Direction
In this exercise, return the whole listing exactly, excluding any images.

Collected data
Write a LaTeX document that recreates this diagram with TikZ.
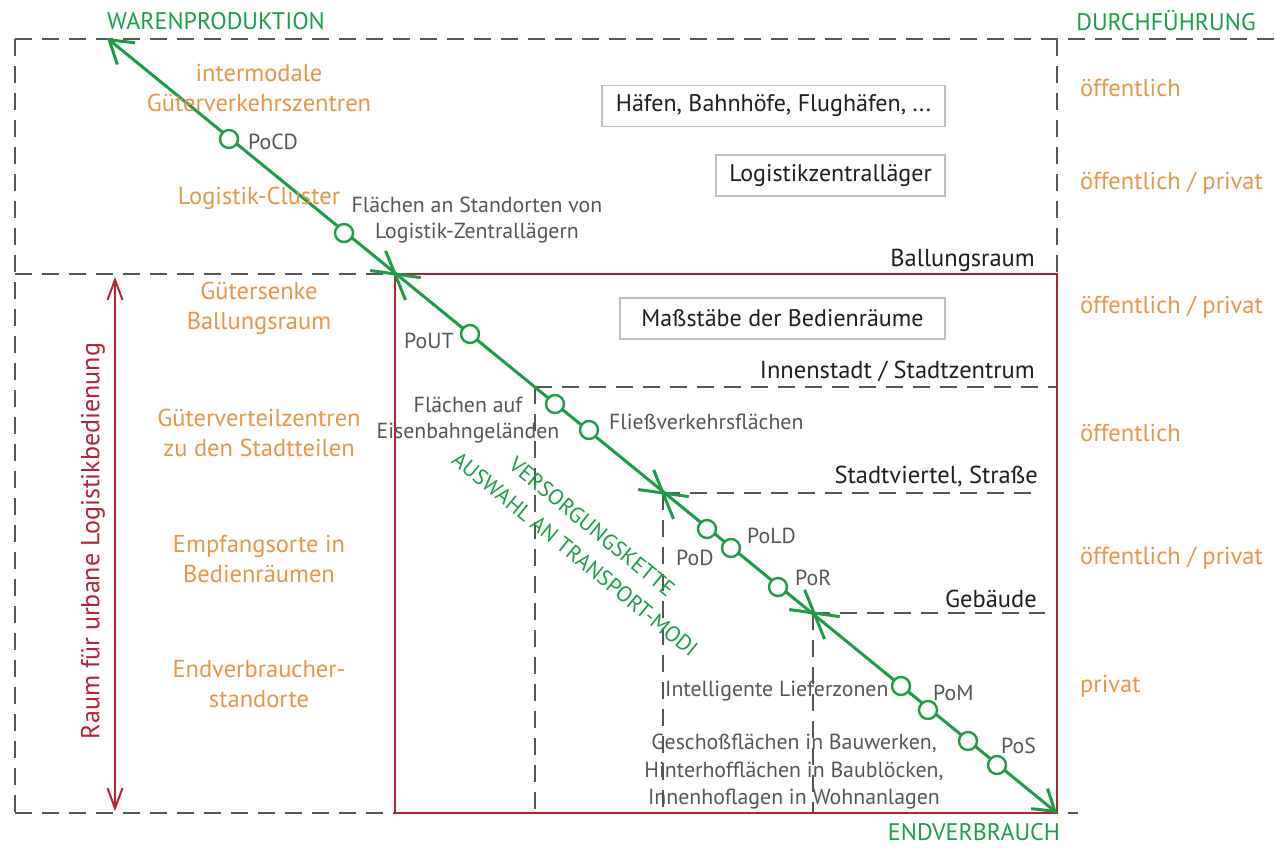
\documentclass[tikz,border=0pt]{standalone}
\usepackage{fontspec}
\setmainfont{PT Sans}
\usetikzlibrary{arrows.meta}
\definecolor{gr}{RGB}{30,155,71}
\definecolor{orc}{RGB}{226,150,72}
\definecolor{rd}{RGB}{176,36,58}
\definecolor{gy}{RGB}{85,85,85}
\definecolor{dk}{RGB}{30,30,30}
\definecolor{bx}{RGB}{190,190,190}
\begin{document}
\begin{tikzpicture}[x=1pt,y=-1pt,
  dline/.style={draw=gy,line width=1.8pt,dash pattern=on 17pt off 10pt},
  orangetxt/.style={text=orc,inner sep=0,align=center,font=\fontsize{24.5}{30}\selectfont},
  graytxt/.style={text=gy,inner sep=0,align=center,font=\fontsize{21.8}{25.5}\selectfont},
  blacktxt/.style={text=dk,inner sep=0,font=\fontsize{24.5}{26}\selectfont},
  greentxt/.style={text=gr,inner sep=0,font=\fontsize{24}{26}\selectfont},
  rottxt/.style={text=gr,inner sep=0,font=\fontsize{22}{26}\selectfont,rotate=-39.2},
  boxtxt/.style={draw=bx,line width=1.2pt,text=dk,inner sep=0,font=\fontsize{24}{26}\selectfont,minimum height=41pt},
  stop/.style={circle,draw=gr,fill=white,line width=2.4pt,minimum size=18pt,inner sep=0},
  chain/.style={draw=gr,line width=3pt},
  tick/.style={draw=gr,line width=3pt}
]
\useasboundingbox (0,0) rectangle (1276,847);
% outer dashed frame
\draw[dline] (15,39) -- (1276,39);
\draw[dline] (15,39) -- (15,813);
\draw[dline] (15,813) -- (1078,813);
\draw[dline] (15,274) -- (395,274);
\draw[dline] (1057,39) -- (1057,274);
% inner dashed
\draw[dline] (535,387) -- (1057,387);
\draw[dline] (535,387) -- (535,813);
\draw[dline] (663,493) -- (1040,493);
\draw[dline] (663,493) -- (663,813);
\draw[dline] (813,613) -- (1045,613);
\draw[dline] (813,613) -- (813,813);
% red box
\draw[rd,line width=2.4pt] (395,274) rectangle (1057,813);
% red arrow
\coordinate (ra) at (115,277);
\coordinate (rb) at (115,811);
\draw[rd,line width=2pt,{Straight Barb[length=20pt,width=15pt]}-{Straight Barb[length=20pt,width=15pt]}] (ra) -- (rb);
\node[text=rd,inner sep=0,rotate=90,font=\fontsize{26}{26}\selectfont] (raum) at (93,541) {Raum für urbane Logistikbedienung};
% main chain
\coordinate (top) at (107,38);
\coordinate (bot) at (1057,813);
\draw[chain,{Straight Barb[length=22pt,width=28pt]}-{Straight Barb[length=20pt,width=26pt]}] (top) -- (bot);
% crossing ticks
\foreach \c in {(395,274),(663,493),(814,613)}{
  \draw[tick] \c ++(68:-25) -- ++(68:53);
  \draw[tick] \c ++(8:-25) -- ++(8:51);
}
% stops
\node[stop] (s1) at (229,139) {};
\node[stop] (s2) at (344,233) {};
\node[stop] (s3) at (470,334) {};
\node[stop] (s4) at (555,404) {};
\node[stop] (s5) at (589,430) {};
\node[stop] (s6) at (707,529) {};
\node[stop] (s7) at (731,548) {};
\node[stop] (s8) at (778,587) {};
\node[stop] (s9) at (901,686) {};
\node[stop] (s10) at (928,710) {};
\node[stop] (s11) at (968,741) {};
\node[stop] (s12) at (997,765) {};
% green headings
\node[greentxt] (wp) at (216,21) {WARENPRODUKTION};
\node[greentxt] (df) at (1166,21) {DURCHFÜHRUNG};
\node[greentxt] (ev) at (974,832) {ENDVERBRAUCH};
\node[rottxt] (vk) at (592,527) {VERSORGUNGSKETTE};
\node[rottxt] (aw) at (575,554) {AUSWAHL AN TRANSPORT-MODI};
% orange left
\node[orangetxt] (o1) at (259,88) {intermodale\\Güterverkehrszentren};
\node[orangetxt] (o2) at (259,198) {Logistik-Cluster};
\node[orangetxt] (o3) at (259,308) {Gütersenke\\Ballungsraum};
\node[orangetxt] (o4) at (259,433) {Güterverteilzentren\\zu den Stadtteilen};
\node[orangetxt] (o5) at (259,559) {Empfangsorte in\\Bedienräumen};
\node[orangetxt] (o6) at (259,684) {Endverbraucher-\\standorte};
% orange right
\node[orangetxt,anchor=west] (r1) at (1080,88) {öffentlich};
\node[orangetxt,anchor=west] (r2) at (1080,183) {öffentlich / privat};
\node[orangetxt,anchor=west] (r3) at (1080,307) {öffentlich / privat};
\node[orangetxt,anchor=west] (r4) at (1080,433) {öffentlich};
\node[orangetxt,anchor=west] (r5) at (1080,558) {öffentlich / privat};
\node[orangetxt,anchor=west] (r6) at (1080,686) {privat};
% boxes
\node[boxtxt,minimum width=343pt] (b1) at (773.5,106) {Häfen, Bahnhöfe, Flughäfen, ...};
\node[boxtxt,minimum width=229pt] (b2) at (830.5,175.5) {Logistikzentralläger};
\node[boxtxt,minimum width=325pt] (b3) at (782.5,318.5) {Maßstäbe der Bedienräume};
% black labels
\node[blacktxt,anchor=east] (l1) at (1035,260) {Ballungsraum};
\node[blacktxt,anchor=east] (l2) at (1035,371) {Innenstadt / Stadtzentrum};
\node[blacktxt,anchor=east] (l3) at (1038,477) {Stadtviertel, Straße};
\node[blacktxt,anchor=east] (l4) at (1037,599) {Gebäude};
% gray labels
\node[graytxt,anchor=west] (g1) at (248,142) {PoCD};
\node[graytxt] (g2) at (477,220) {Flächen an Standorten von\\Logistik-Zentrallägern};
\node[graytxt,anchor=west] (g3) at (404,341) {PoUT};
\node[graytxt] (g4) at (468,420) {Flächen auf\\Eisenbahngeländen};
\node[graytxt,anchor=west] (g5) at (609,422) {Fließverkehrsflächen};
\node[graytxt,anchor=west] (g6) at (676,558) {PoD};
\node[graytxt,anchor=west] (g7) at (747,536) {PoLD};
\node[graytxt,anchor=west] (g8) at (795,578) {PoR};
\node[graytxt,anchor=west] (g9) at (665,691) {Intelligente Lieferzonen};
\node[graytxt,anchor=west] (g10) at (933,693) {PoM};
\node[graytxt,anchor=west] (g11) at (1001,746) {PoS};
\node[graytxt,font=\fontsize{21.8}{27.5}\selectfont] (g12) at (794,772) {Geschoßflächen in Bauwerken,\\Hinterhofflächen in Baublöcken,\\Innenhoflagen in Wohnanlagen};
\end{tikzpicture}
\end{document}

Answer to the task
Write a LaTeX document that recreates this diagram with TikZ.
\documentclass[tikz,border=0pt]{standalone}
\usepackage{fontspec}
\setmainfont{PT Sans}
\usetikzlibrary{arrows.meta}
\definecolor{gr}{RGB}{30,155,71}
\definecolor{orc}{RGB}{226,150,72}
\definecolor{rd}{RGB}{176,36,58}
\definecolor{gy}{RGB}{85,85,85}
\definecolor{dk}{RGB}{30,30,30}
\definecolor{bx}{RGB}{190,190,190}
\begin{document}
\begin{tikzpicture}[x=1pt,y=-1pt,
  dline/.style={draw=gy,line width=1.8pt,dash pattern=on 17pt off 10pt},
  orangetxt/.style={text=orc,inner sep=0,align=center,font=\fontsize{24.5}{30}\selectfont},
  graytxt/.style={text=gy,inner sep=0,align=center,font=\fontsize{21.8}{25.5}\selectfont},
  blacktxt/.style={text=dk,inner sep=0,font=\fontsize{24.5}{26}\selectfont},
  greentxt/.style={text=gr,inner sep=0,font=\fontsize{24}{26}\selectfont},
  rottxt/.style={text=gr,inner sep=0,font=\fontsize{22}{26}\selectfont,rotate=-39.2},
  boxtxt/.style={draw=bx,line width=1.2pt,text=dk,inner sep=0,font=\fontsize{24}{26}\selectfont,minimum height=41pt},
  stop/.style={circle,draw=gr,fill=white,line width=2.4pt,minimum size=18pt,inner sep=0},
  chain/.style={draw=gr,line width=3pt},
  tick/.style={draw=gr,line width=3pt}
]
\useasboundingbox (0,0) rectangle (1276,847);
% outer dashed frame
\draw[dline] (15,39) -- (1276,39);
\draw[dline] (15,39) -- (15,813);
\draw[dline] (15,813) -- (1078,813);
\draw[dline] (15,274) -- (395,274);
\draw[dline] (1057,39) -- (1057,274);
% inner dashed
\draw[dline] (535,387) -- (1057,387);
\draw[dline] (535,387) -- (535,813);
\draw[dline] (663,493) -- (1040,493);
\draw[dline] (663,493) -- (663,813);
\draw[dline] (813,613) -- (1045,613);
\draw[dline] (813,613) -- (813,813);
% red box
\draw[rd,line width=2.4pt] (395,274) rectangle (1057,813);
% red arrow
\coordinate (ra) at (115,277);
\coordinate (rb) at (115,811);
\draw[rd,line width=2pt,{Straight Barb[length=20pt,width=15pt]}-{Straight Barb[length=20pt,width=15pt]}] (ra) -- (rb);
\node[text=rd,inner sep=0,rotate=90,font=\fontsize{26}{26}\selectfont] (raum) at (93,541) {Raum für urbane Logistikbedienung};
% main chain
\coordinate (top) at (107,38);
\coordinate (bot) at (1057,813);
\draw[chain,{Straight Barb[length=22pt,width=28pt]}-{Straight Barb[length=20pt,width=26pt]}] (top) -- (bot);
% crossing ticks
\foreach \c in {(395,274),(663,493),(814,613)}{
  \draw[tick] \c ++(68:-25) -- ++(68:53);
  \draw[tick] \c ++(8:-25) -- ++(8:51);
}
% stops
\node[stop] (s1) at (229,139) {};
\node[stop] (s2) at (344,233) {};
\node[stop] (s3) at (470,334) {};
\node[stop] (s4) at (555,404) {};
\node[stop] (s5) at (589,430) {};
\node[stop] (s6) at (707,529) {};
\node[stop] (s7) at (731,548) {};
\node[stop] (s8) at (778,587) {};
\node[stop] (s9) at (901,686) {};
\node[stop] (s10) at (928,710) {};
\node[stop] (s11) at (968,741) {};
\node[stop] (s12) at (997,765) {};
% green headings
\node[greentxt] (wp) at (216,21) {WARENPRODUKTION};
\node[greentxt] (df) at (1166,21) {DURCHFÜHRUNG};
\node[greentxt] (ev) at (974,832) {ENDVERBRAUCH};
\node[rottxt] (vk) at (592,527) {VERSORGUNGSKETTE};
\node[rottxt] (aw) at (575,554) {AUSWAHL AN TRANSPORT-MODI};
% orange left
\node[orangetxt] (o1) at (259,88) {intermodale\\Güterverkehrszentren};
\node[orangetxt] (o2) at (259,198) {Logistik-Cluster};
\node[orangetxt] (o3) at (259,308) {Gütersenke\\Ballungsraum};
\node[orangetxt] (o4) at (259,433) {Güterverteilzentren\\zu den Stadtteilen};
\node[orangetxt] (o5) at (259,559) {Empfangsorte in\\Bedienräumen};
\node[orangetxt] (o6) at (259,684) {Endverbraucher-\\standorte};
% orange right
\node[orangetxt,anchor=west] (r1) at (1080,88) {öffentlich};
\node[orangetxt,anchor=west] (r2) at (1080,183) {öffentlich / privat};
\node[orangetxt,anchor=west] (r3) at (1080,307) {öffentlich / privat};
\node[orangetxt,anchor=west] (r4) at (1080,433) {öffentlich};
\node[orangetxt,anchor=west] (r5) at (1080,558) {öffentlich / privat};
\node[orangetxt,anchor=west] (r6) at (1080,686) {privat};
% boxes
\node[boxtxt,minimum width=343pt] (b1) at (773.5,106) {Häfen, Bahnhöfe, Flughäfen, ...};
\node[boxtxt,minimum width=229pt] (b2) at (830.5,175.5) {Logistikzentralläger};
\node[boxtxt,minimum width=325pt] (b3) at (782.5,318.5) {Maßstäbe der Bedienräume};
% black labels
\node[blacktxt,anchor=east] (l1) at (1035,260) {Ballungsraum};
\node[blacktxt,anchor=east] (l2) at (1035,371) {Innenstadt / Stadtzentrum};
\node[blacktxt,anchor=east] (l3) at (1038,477) {Stadtviertel, Straße};
\node[blacktxt,anchor=east] (l4) at (1037,599) {Gebäude};
% gray labels
\node[graytxt,anchor=west] (g1) at (248,142) {PoCD};
\node[graytxt] (g2) at (477,220) {Flächen an Standorten von\\Logistik-Zentrallägern};
\node[graytxt,anchor=west] (g3) at (404,341) {PoUT};
\node[graytxt] (g4) at (468,420) {Flächen auf\\Eisenbahngeländen};
\node[graytxt,anchor=west] (g5) at (609,422) {Fließverkehrsflächen};
\node[graytxt,anchor=west] (g6) at (676,558) {PoD};
\node[graytxt,anchor=west] (g7) at (747,536) {PoLD};
\node[graytxt,anchor=west] (g8) at (795,578) {PoR};
\node[graytxt,anchor=west] (g9) at (665,691) {Intelligente Lieferzonen};
\node[graytxt,anchor=west] (g10) at (933,693) {PoM};
\node[graytxt,anchor=west] (g11) at (1001,746) {PoS};
\node[graytxt,font=\fontsize{21.8}{27.5}\selectfont] (g12) at (794,772) {Geschoßflächen in Bauwerken,\\Hinterhofflächen in Baublöcken,\\Innenhoflagen in Wohnanlagen};
\end{tikzpicture}
\end{document}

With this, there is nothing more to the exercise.